Black Power

There’s no frost outside to take pictures of today, and I haven’t cooked anything to write about either, so for this post I’m going to take you on a quick trip back to Chicago in 1966.

The picture below is from the Chicago Freedom Movement Rally in July 1966. At this time, around a quarter of Chicago’s population was black following the migration of African Americans from the South in order to find work and escape the brutal treatment of African Americans in the South. The civil rights movement was in full swing, especially in the South. In the mid-Sixties, the Southern Christian Leadership Conference (SCLC) and its leader, Martin Luther King, Jr., were looking to bring the movement further north, and chose Chicago as a place to take the movement because of the good base of support as well as plenty of activists from both the black and white communities in Chicago. The city was also dealing with huge problems with racial discrimination in housing at the time. The campaign in the summer of 1966 was aimed at this problem, and demanded the end of slums in Chicago.

The SCLC was a civil rights organisation committed to non-violence in their protest. However, it was around this time that Black Power ideologies were creeping in to the freedom struggle as a whole. Where advocates of the nonviolent civil rights movement called for racial integration and harmony, Black Power advocates championed racial pride (although the line between integration and Black Power is fairly blurred; it would be wrong to say they are opposites). In general, Black Power ideologies were more associated with the use of violent methods to obtain freedom, as opposed to the nonviolent and patient protesting of the early civil rights movement.

This picture shows a pretty big turning point in the movement, as early Black Power advocates campaign for Black Pride and an end to the patient waiting for equal rights. While the SCLC was committed to non-violence, they were met in Chicago with a lot of violence, and the strategies of the movement as a whole were gradually adjusted as it tackled northern cities- it became more violent, and less patient.

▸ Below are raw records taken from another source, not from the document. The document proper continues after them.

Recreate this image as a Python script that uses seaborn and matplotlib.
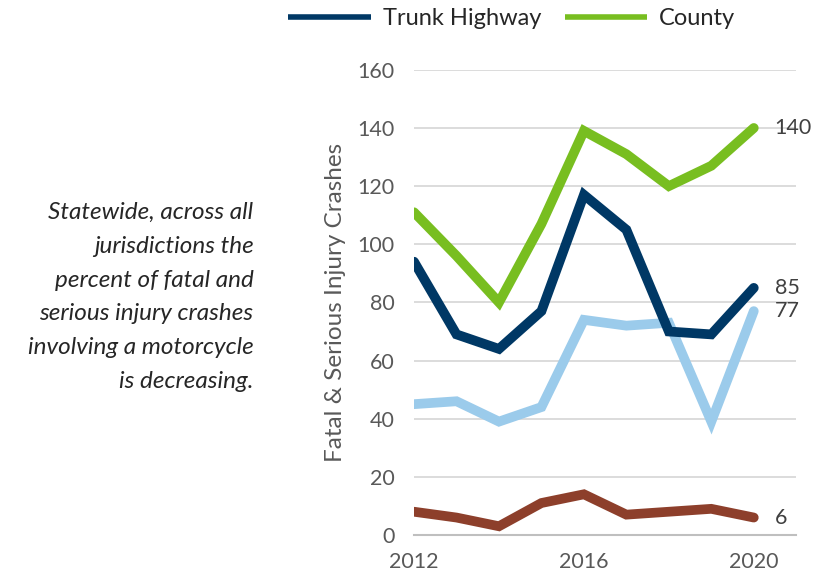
import matplotlib
matplotlib.use("Agg")
import matplotlib.pyplot as plt
from matplotlib.ticker import MultipleLocator, FixedLocator
from matplotlib.lines import Line2D
import pandas as pd
import seaborn as sns

years = [2012, 2013, 2014, 2015, 2016, 2017, 2018, 2019, 2020]
trunk_highway = [94, 69, 64, 77, 117, 105, 70, 69, 85]
county = [111, 96, 80, 107, 139, 131, 120, 127, 140]
city = [45, 46, 39, 44, 74, 72, 73, 39, 77]
other = [8, 6, 3, 11, 14, 7, 8, 9, 6]

series_names = ["Trunk Highway", "County", "City", "Other"]
series_values = [trunk_highway, county, city, other]
colors = ["#003865", "#78BE20", "#9BCBEB", "#8D3F2B"]
end_labels = ["85", "140", "77", "6"]

sns.set_style("white")
plt.rcParams["font.family"] = ["Lato", "DejaVu Sans"]

fig = plt.figure(figsize=(8.15, 5.8), dpi=100)
ax = fig.add_axes([0.508, 0.0776, 0.469, 0.802])

# draw back to front like the original
order = [2, 3, 0, 1]
for i in order:
    df = pd.DataFrame({"year": years, "value": series_values[i]})
    sns.lineplot(data=df, x="year", y="value", ax=ax, color=colors[i],
                 linewidth=7, solid_capstyle="round", solid_joinstyle="miter",
                 legend=False)

for i in range(4):
    ax.annotate(end_labels[i], (years[-1], series_values[i][-1]),
                xytext=(15, 0), textcoords="offset points",
                ha="left", va="center", fontsize=15.5, color="#404040")

ax.set_xlim(2012, 2021)
ax.set_ylim(0, 160)
ax.yaxis.set_major_locator(MultipleLocator(20))
ax.xaxis.set_major_locator(FixedLocator([2012, 2016, 2020]))
ax.xaxis.set_minor_locator(FixedLocator(list(range(2012, 2022))))
ax.xaxis.set_major_formatter(matplotlib.ticker.FuncFormatter(lambda v, p: f"{int(v)}"))

ax.grid(axis="y", color="#d9d9d9", linewidth=1.3)
ax.set_axisbelow(True)
for s in ["top", "right", "left"]:
    ax.spines[s].set_visible(False)
ax.spines["bottom"].set_color("#bfbfbf")
ax.spines["bottom"].set_linewidth(1.5)

ax.tick_params(axis="y", length=0, pad=14, labelsize=15.5, labelcolor="#595959")
ax.tick_params(axis="x", which="both", direction="inout", length=14, width=1.5,
               color="#bfbfbf", labelsize=15.5, labelcolor="#595959", pad=5)

ax.set_xlabel("")
ax.set_ylabel("Fatal & Serious Injury Crashes", fontsize=17.5, color="#595959", labelpad=8)

handles = [Line2D([], [], color=colors[0], linewidth=4, solid_capstyle="butt"),
           Line2D([], [], color=colors[1], linewidth=4, solid_capstyle="butt")]
fig.legend(handles, ["Trunk Highway", "County"],
           loc="upper center", bbox_to_anchor=(0.628, 1.022), ncol=2, frameon=False,
           fontsize=17, handlelength=3.5, columnspacing=1.0, handletextpad=0.5)

fig.text(0.311, 0.488,
         "Statewide, across all\njurisdictions the\npercent of fatal and\nserious injury crashes\ninvolving a motorcycle\nis decreasing.",
         ha="right", va="center", fontsize=17.5, style="italic", color="#262626",
         linespacing=1.75)

fig.savefig("out.png", dpi=100)
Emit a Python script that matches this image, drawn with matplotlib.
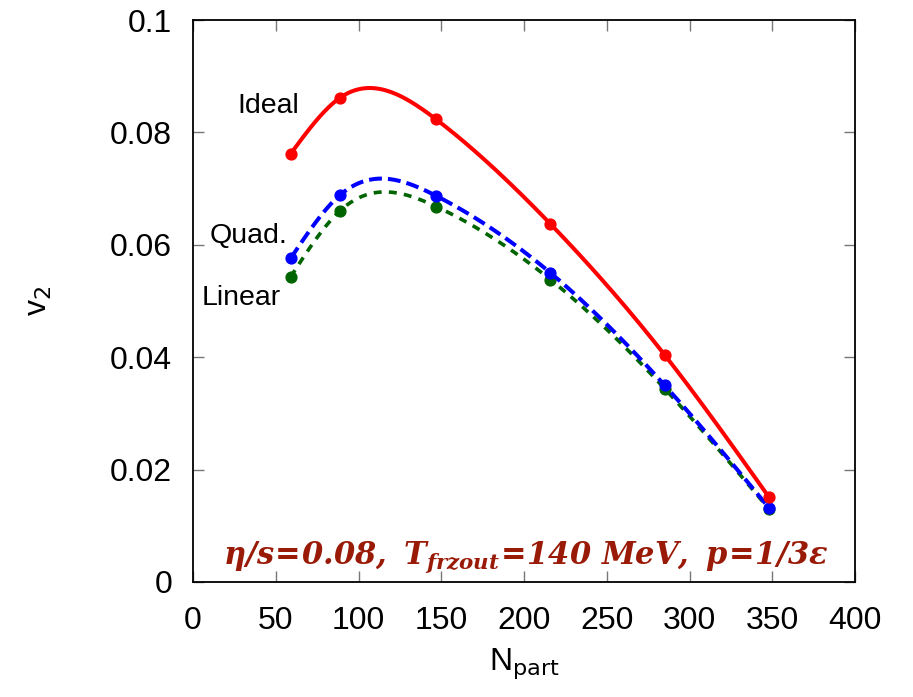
import numpy as np
import matplotlib
matplotlib.use("Agg")
import matplotlib.pyplot as plt

# data
npart = [59, 89, 147, 216, 285, 348]
v2_ideal = [0.0762, 0.0862, 0.0823, 0.0637, 0.0404, 0.0151]
v2_quad = [0.0576, 0.0689, 0.0687, 0.0550, 0.0350, 0.0132]
v2_linear = [0.0543, 0.0661, 0.0668, 0.0538, 0.0344, 0.0130]

xticks = [0, 50, 100, 150, 200, 250, 300, 350, 400]
yticks = [0, 0.02, 0.04, 0.06, 0.08, 0.1]
ytick_labels = ["0", "0.02", "0.04", "0.06", "0.08", "0.1"]


def natural_spline(x, y, n=300):
    # natural cubic spline through the points (like gnuplot smooth csplines)
    x = np.asarray(x, float)
    y = np.asarray(y, float)
    k = len(x)
    h = np.diff(x)
    A = np.zeros((k, k))
    b = np.zeros(k)
    A[0, 0] = A[-1, -1] = 1
    for i in range(1, k - 1):
        A[i, i - 1] = h[i - 1]
        A[i, i] = 2 * (h[i - 1] + h[i])
        A[i, i + 1] = h[i]
        b[i] = 6 * ((y[i + 1] - y[i]) / h[i] - (y[i] - y[i - 1]) / h[i - 1])
    M = np.linalg.solve(A, b)
    xs = np.linspace(x[0], x[-1], n)
    idx = np.clip(np.searchsorted(x, xs) - 1, 0, k - 2)
    x0, x1 = x[idx], x[idx + 1]
    hh = x1 - x0
    t0, t1 = x1 - xs, xs - x0
    ys = (M[idx] * t0**3 + M[idx + 1] * t1**3) / (6 * hh) \
        + (y[idx] / hh - M[idx] * hh / 6) * t0 \
        + (y[idx + 1] / hh - M[idx + 1] * hh / 6) * t1
    return xs, ys


plt.rcParams['font.family'] = ['Liberation Sans', 'DejaVu Sans']
plt.rcParams['mathtext.fontset'] = 'custom'
plt.rcParams['mathtext.it'] = 'DejaVu Serif:italic:bold'
plt.rcParams['mathtext.rm'] = 'DejaVu Serif:italic:bold'
plt.rcParams['mathtext.bf'] = 'DejaVu Serif:italic:bold'

fig = plt.figure(figsize=(9.13, 6.97), dpi=100)
ax = fig.add_axes([0.2114, 0.165, 0.7251, 0.8063])

red = "#ff0000"
blue = "#0000ff"
green = "#006400"

xs, ys = natural_spline(npart, v2_linear)
ax.plot(xs, ys, color=green, lw=2.6, dashes=(2.2, 2.0))
ax.plot(npart, v2_linear, "o", color=green, ms=7.8)

xs, ys = natural_spline(npart, v2_quad)
ax.plot(xs, ys, color=blue, lw=2.9, dashes=(3.2, 1.5))
ax.plot(npart, v2_quad, "o", color=blue, ms=7.8)

xs, ys = natural_spline(npart, v2_ideal)
ax.plot(xs, ys, color=red, lw=2.9)
ax.plot(npart, v2_ideal, "o", color=red, ms=7.8)

ax.set_xlim(0, 400)
ax.set_ylim(0, 0.1)
ax.set_xticks(xticks)
ax.set_yticks(yticks)
ax.set_yticklabels(ytick_labels)
ax.tick_params(direction="in", length=8, width=1, color="#777777",
               top=True, right=True, labelsize=23)
ax.tick_params(axis="x", pad=17)
ax.tick_params(axis="y", pad=15)
for s in ax.spines.values():
    s.set_linewidth(1.3)

ax.set_xlabel(r"N$_{\mathsf{part}}$", fontsize=23, labelpad=8)
ax.set_ylabel(r"v$_{\mathsf{2}}$", fontsize=23, labelpad=40)

ax.text(26.7, 0.0835, "Ideal", fontsize=20.5)
ax.text(10.3, 0.0603, "Quad.", fontsize=20.5)
ax.text(5.5, 0.0493, "Linear", fontsize=20.5)

ax.text(201, 0.0032,
        r"$\eta/s\!=\!0.08,\ T_{frzout}\!=\!140\ MeV,\ p\!=\!1/3\varepsilon$",
        fontsize=22, color="#9a1a08", ha="center")

fig.savefig("out.png", dpi=100)
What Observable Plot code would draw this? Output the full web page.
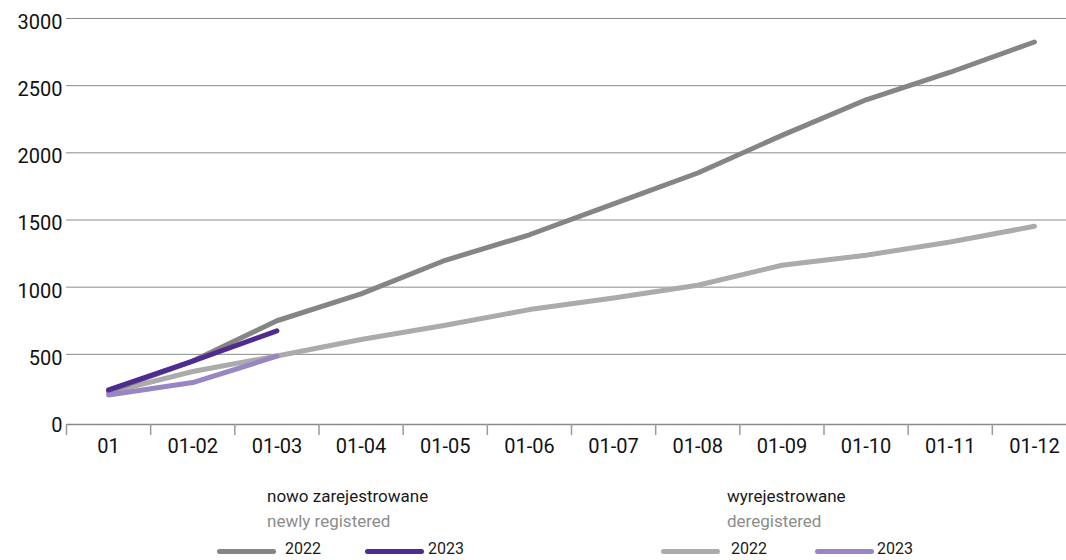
<!DOCTYPE html>
<html>
<head>
<meta charset="utf-8">
<script src="https://cdn.jsdelivr.net/npm/d3@7"></script>
<script src="https://cdn.jsdelivr.net/npm/@observablehq/plot@0.6"></script>
<style>
  html, body { margin: 0; padding: 0; background: #fff; }
  #wrap { position: relative; width: 1066px; height: 560px; overflow: hidden; font-family: Roboto, sans-serif; }
  .t { position: absolute; white-space: nowrap; line-height: 14px; font-size: 17px; }
  .t.small { font-size: 16px; }
  .title { color: #1a1a1a; }
  .sub { color: #8c8c8c; }
  .sw { position: absolute; height: 5px; border-radius: 3px; }
</style>
</head>
<body>
<div id="wrap"></div>
<script>
const months = ["01","01-02","01-03","01-04","01-05","01-06","01-07","01-08","01-09","01-10","01-11","01-12"];
const registered2022 = [225, 450, 750, 950, 1200, 1390, 1620, 1850, 2130, 2395, 2600, 2825];
const registered2023 = [235, 450, 675];
const deregistered2022 = [215, 372, 488, 610, 716, 833, 920, 1014, 1163, 1238, 1336, 1453];
const deregistered2023 = [198, 290, 486];
const yTicks = [0, 500, 1000, 1500, 2000, 2500, 3000];

const colors = {
  reg2022: "#858585",
  reg2023: "#4f2b8f",
  dereg2022: "#ababab",
  dereg2023: "#9a85c4"
};

const toRows = (arr) => arr.map((v, i) => ({x: i + 0.5, y: v}));
const boundaries = d3.range(0, months.length + 1);
const centers = months.map((m, i) => i + 0.5);

const lineOpts = (c) => ({x: "x", y: "y", stroke: c, strokeWidth: 5, strokeLinecap: "round", strokeLinejoin: "round"});

const chart = Plot.plot({
  width: 1066,
  height: 470,
  marginLeft: 66,
  marginRight: -10,
  marginTop: 18,
  marginBottom: 49,
  style: {fontFamily: "Roboto, sans-serif", background: "transparent"},
  x: {type: "linear", domain: [0, months.length], label: null},
  y: {domain: [0, 3000], label: null},
  marks: [
    Plot.gridY(yTicks.filter(d => d > 0), {stroke: "#8a8a8a", strokeOpacity: 1, strokeWidth: 1}),
    Plot.ruleY([0], {stroke: "#8a8a8a", strokeWidth: 1.5, dy: 3}),
    Plot.axisY(yTicks, {label: null, tickSize: 0, tickPadding: 4, fontSize: 20, fill: "#111", dy: 4, tickFormat: d => String(d)}),
    Plot.axisX(boundaries, {label: null, tickSize: 11, dy: 3, tickFormat: () => "", stroke: "#9a9a9a", strokeWidth: 1.5}),
    Plot.axisX(centers, {label: null, tickSize: 0, tickPadding: 17, fontSize: 20, fill: "#111", tickFormat: d => months[Math.floor(d)]}),
    Plot.line(toRows(deregistered2022), lineOpts(colors.dereg2022)),
    Plot.line(toRows(registered2022), lineOpts(colors.reg2022)),
    Plot.line(toRows(deregistered2023), lineOpts(colors.dereg2023)),
    Plot.line(toRows(registered2023), lineOpts(colors.reg2023))
  ]
});

const wrap = document.getElementById("wrap");
chart.style.position = "absolute";
chart.style.left = "0px";
chart.style.top = "0px";
wrap.appendChild(chart);

const legendGroups = [
  {title: "nowo zarejestrowane", sub: "newly registered", left: 267,
   items: [{label: "2022", color: colors.reg2022, sx: 217, tx: 285}, {label: "2023", color: colors.reg2023, sx: 365, tx: 428}]},
  {title: "wyrejestrowane", sub: "deregistered", left: 727,
   items: [{label: "2022", color: colors.dereg2022, sx: 661, tx: 731}, {label: "2023", color: colors.dereg2023, sx: 815, tx: 877}]}
];

function el(cls, text, left, top, extra) {
  const d = document.createElement("div");
  d.className = cls;
  if (text) d.textContent = text;
  d.style.left = left + "px";
  d.style.top = top + "px";
  if (extra) Object.assign(d.style, extra);
  wrap.appendChild(d);
  return d;
}

for (const g of legendGroups) {
  el("t title", g.title, g.left, 489);
  el("t sub", g.sub, g.left, 514);
  for (const it of g.items) {
    el("sw", null, it.sx, 549, {width: "59px", background: it.color});
    el("t title small", it.label, it.tx, 542);
  }
}
</script>
</body>
</html>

Black Power at Chicago Freedom Movement Rally, July 1966

Picture from http://www.flickr.com/photos/uicdigital/3243282108/

A year later in 1967, Curtis Mayfield and The Impressions (if you don’t know who they are, Jahmene sang Mayfield’s song “Move On Up” in The X Factor final on Saturday) released their first overtly Black Power song “We’re a Winner”. When it was released, a lot of white radio stations wouldn’t play the song because they thought it might encourage rebellion in black communities. To end on a positive note, this is testament to me to how much times have changed- racism is still definitely around but the idea nowadays that this song could have been banned is crazy! Have a listen for yourself, you might quite like it.